Pendekatan hermeneutik Dilthey juga menuntut adanya dialog aktif antara penafsir dan teks laporan keuangan. Dalam proses ini, penafsir (baik peneliti, auditor, maupun pembaca) tidak hanya menjadi pengamat pasif, tetapi ikut berperan sebagai subjek yang membawa pra-pemahaman, keyakinan, dan nilai tertentu. Pemahaman tidak terjadi secara instan, tetapi melalui lingkaran hermeneutik, yaitu proses bolak-balik antara bagian dan keseluruhan teks. Misalnya, analisis terhadap satu pos keuangan seperti “laba” tidak bisa dilepaskan dari pemahaman terhadap narasi manajemen, konteks industri, kondisi ekonomi makro, maupun sejarah kebijakan perusahaan. Begitu pula sebaliknya, pemahaman terhadap keseluruhan laporan akan semakin tajam jika kita menelaah bagian-bagian yang spesifik dan penuh makna.

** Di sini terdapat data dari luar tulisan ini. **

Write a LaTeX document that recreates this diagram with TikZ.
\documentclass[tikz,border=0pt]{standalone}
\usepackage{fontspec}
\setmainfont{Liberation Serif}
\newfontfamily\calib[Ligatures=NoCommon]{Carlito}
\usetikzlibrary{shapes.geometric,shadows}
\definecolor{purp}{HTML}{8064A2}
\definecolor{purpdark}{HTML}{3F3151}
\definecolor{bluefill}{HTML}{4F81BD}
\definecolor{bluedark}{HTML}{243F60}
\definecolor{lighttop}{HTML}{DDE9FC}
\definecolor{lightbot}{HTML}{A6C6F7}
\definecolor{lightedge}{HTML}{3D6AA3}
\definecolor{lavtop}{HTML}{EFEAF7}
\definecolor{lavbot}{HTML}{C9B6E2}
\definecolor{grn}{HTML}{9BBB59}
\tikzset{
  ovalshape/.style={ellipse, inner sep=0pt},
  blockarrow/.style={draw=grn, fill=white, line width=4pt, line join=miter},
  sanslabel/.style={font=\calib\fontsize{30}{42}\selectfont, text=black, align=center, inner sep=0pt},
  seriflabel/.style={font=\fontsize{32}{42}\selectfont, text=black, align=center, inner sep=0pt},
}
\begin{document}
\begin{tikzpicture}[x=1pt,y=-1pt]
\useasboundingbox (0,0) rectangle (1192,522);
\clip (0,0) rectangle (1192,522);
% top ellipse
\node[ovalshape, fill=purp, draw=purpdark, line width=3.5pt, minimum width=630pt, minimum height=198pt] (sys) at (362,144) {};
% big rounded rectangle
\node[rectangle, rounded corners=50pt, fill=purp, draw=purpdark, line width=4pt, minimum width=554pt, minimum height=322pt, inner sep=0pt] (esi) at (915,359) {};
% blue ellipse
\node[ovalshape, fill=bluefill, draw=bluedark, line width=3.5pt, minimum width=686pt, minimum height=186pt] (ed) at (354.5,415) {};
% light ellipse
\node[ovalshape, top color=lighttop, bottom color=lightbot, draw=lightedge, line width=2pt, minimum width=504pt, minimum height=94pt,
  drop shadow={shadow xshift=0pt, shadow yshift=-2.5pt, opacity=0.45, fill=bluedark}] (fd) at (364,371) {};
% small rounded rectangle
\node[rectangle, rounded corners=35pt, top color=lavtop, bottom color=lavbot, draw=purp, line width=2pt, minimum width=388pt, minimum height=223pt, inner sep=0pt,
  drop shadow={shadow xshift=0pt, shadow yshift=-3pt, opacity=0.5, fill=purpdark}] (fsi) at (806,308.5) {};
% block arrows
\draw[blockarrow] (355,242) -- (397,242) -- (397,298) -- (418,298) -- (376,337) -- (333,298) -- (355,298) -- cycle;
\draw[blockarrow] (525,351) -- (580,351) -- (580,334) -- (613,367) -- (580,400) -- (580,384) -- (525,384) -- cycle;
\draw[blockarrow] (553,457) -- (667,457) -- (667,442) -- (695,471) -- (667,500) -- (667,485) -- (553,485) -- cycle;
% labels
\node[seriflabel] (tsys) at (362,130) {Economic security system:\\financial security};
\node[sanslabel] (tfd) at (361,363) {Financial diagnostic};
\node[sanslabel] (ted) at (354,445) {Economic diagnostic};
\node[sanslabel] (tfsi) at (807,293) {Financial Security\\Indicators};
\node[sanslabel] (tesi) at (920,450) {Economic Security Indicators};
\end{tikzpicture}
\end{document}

Dalam konteks ini, hermeneutik Dilthey mengajak pembaca laporan keuangan untuk melihat angka sebagai ekspresi kehidupan manusia, bukan sekadar data kuantitatif. Angka laba, misalnya, tidak hanya menunjukkan keberhasilan finansial, tetapi juga mencerminkan nilai moral seperti kejujuran, tanggung jawab, dan keadilan distributif. Laporan keuangan menjadi semacam “narasi eksistensial” yang menggambarkan bagaimana organisasi menjalani kehidupannya, menghadapi tantangan, dan membangun relasi sosial dengan pemangku kepentingan. Pendekatan ini juga membuka ruang untuk menafsirkan bagaimana nilai spiritual dan etika profesi akuntansi terwujud dalam tindakan nyata seperti transparansi, akuntabilitas, dan integritas pelaporan.

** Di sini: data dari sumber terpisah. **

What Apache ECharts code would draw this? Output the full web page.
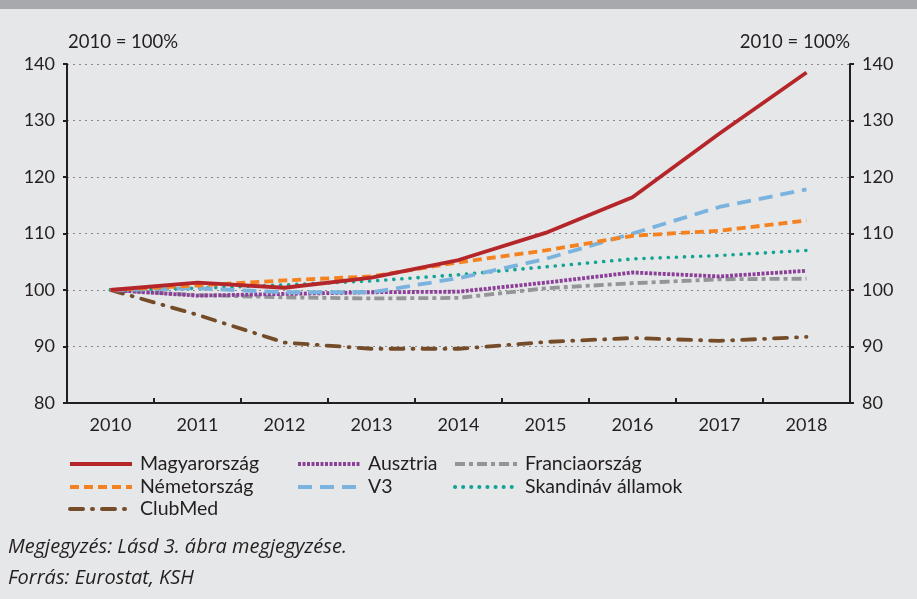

Selain itu, Dilthey menegaskan bahwa pemahaman sejati hanya bisa dicapai melalui empati (Einfühlung) terhadap pengalaman batin pihak yang diekspresikan dalam teks. Dalam konteks laporan keuangan, hal ini berarti pembaca harus berusaha memahami realitas organisasi dari dalam menghidupkan kembali pengalaman, tekanan, dan tanggung jawab moral yang dirasakan oleh para penyusun laporan. Dengan cara ini, pemahaman terhadap laporan keuangan menjadi lebih kaya, karena tidak berhenti pada “apa” yang dilaporkan, tetapi menelusuri “mengapa” dan “bagaimana” keputusan tersebut dibuat.
Dengan demikian, pendekatan hermeneutik Dilthey memperluas fungsi akuntansi dari sekadar alat pengukuran ekonomi menjadi sarana refleksi sosial dan moral. Laporan keuangan bukan hanya dokumen administratif, melainkan cermin yang memperlihatkan bagaimana manusia mengekspresikan tanggung jawab, nilai, dan spiritualitasnya dalam ranah ekonomi. Melalui pemahaman hermeneutik, kita belajar bahwa setiap angka adalah hasil dialog antara fakta ekonomi dan makna kemanusiaan. Oleh karena itu, menafsirkan laporan keuangan secara hermeneutik berarti berupaya memahami kehidupan manusia yang tercermin di dalamnya kehidupan yang dinamis, penuh nilai, dan terus berinteraksi dengan sejarah serta masyarakatnya.